[MUD-Dev] Re: mud client development systems
J C Lawrence
claw at under.engr.sgi.com
Fri Dec 11 19:05:28 New Zealand Daylight Time 1998
On Tue, 08 Dec 1998 00:50:47 -0600
Sunny Gulati<sunnywiz at radiks.net> wrote:
> 1. I'm not an awesome C hacker. Playing around with a driver,
> dealing with binary streams coming straight from a socket, scares
> me. Especially when I don't have a crystal clear idea of my
> communications protocols.
Protocol design is really not that difficult. Efficient protocol
design is another matter, as is secure protocol design. The rules
and patter for protocol design are pretty simple, and rather
laborious. Happily once you've gone around the ring a few times you
can unfold most of the loops into mental space and do them while
commuting to work (I have a 50 mile commute):
1) Build a finite state diagram for your system.
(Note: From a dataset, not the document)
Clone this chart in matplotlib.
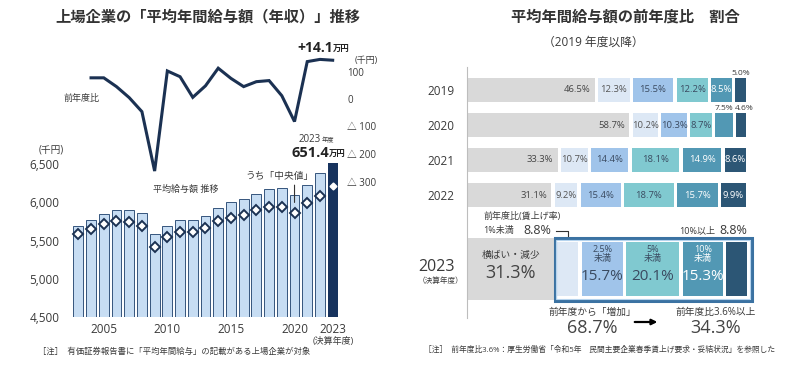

If you're not too familiar with the ligical basies for Finite
State Machines, don't worry. Just figure out all the different
"states" that your protocol can be in (or youa re going to want it
to support), and them make a drawing showing all them and how they
relate. Make sure that your links between states show clearly what
is required to move from one state to another.
ObLesson: As this is a protocol, we're concerned with the
mechanics of _communication_. When and if you get lost, hark back
to human speech and look at the structures used in human
interaction, such as simple acknowledgments and indications of
specific understanding to see what you might adapt.
ObLesson: Communication requires a minimum of two ends: a source
point and a receipt point. (You can also have multiple receipt
points). Acknowledgments and other back-flow traffic really is a
whole new cycle of communication with new source points/receipt
points etc. You'll probably find it a lot easier if you design the
system to be orthogonal at that level -- ie the low level mechanics
for sending a data packet in one direction are identical to the
mechanics for sending a ACK back in the reverse direction.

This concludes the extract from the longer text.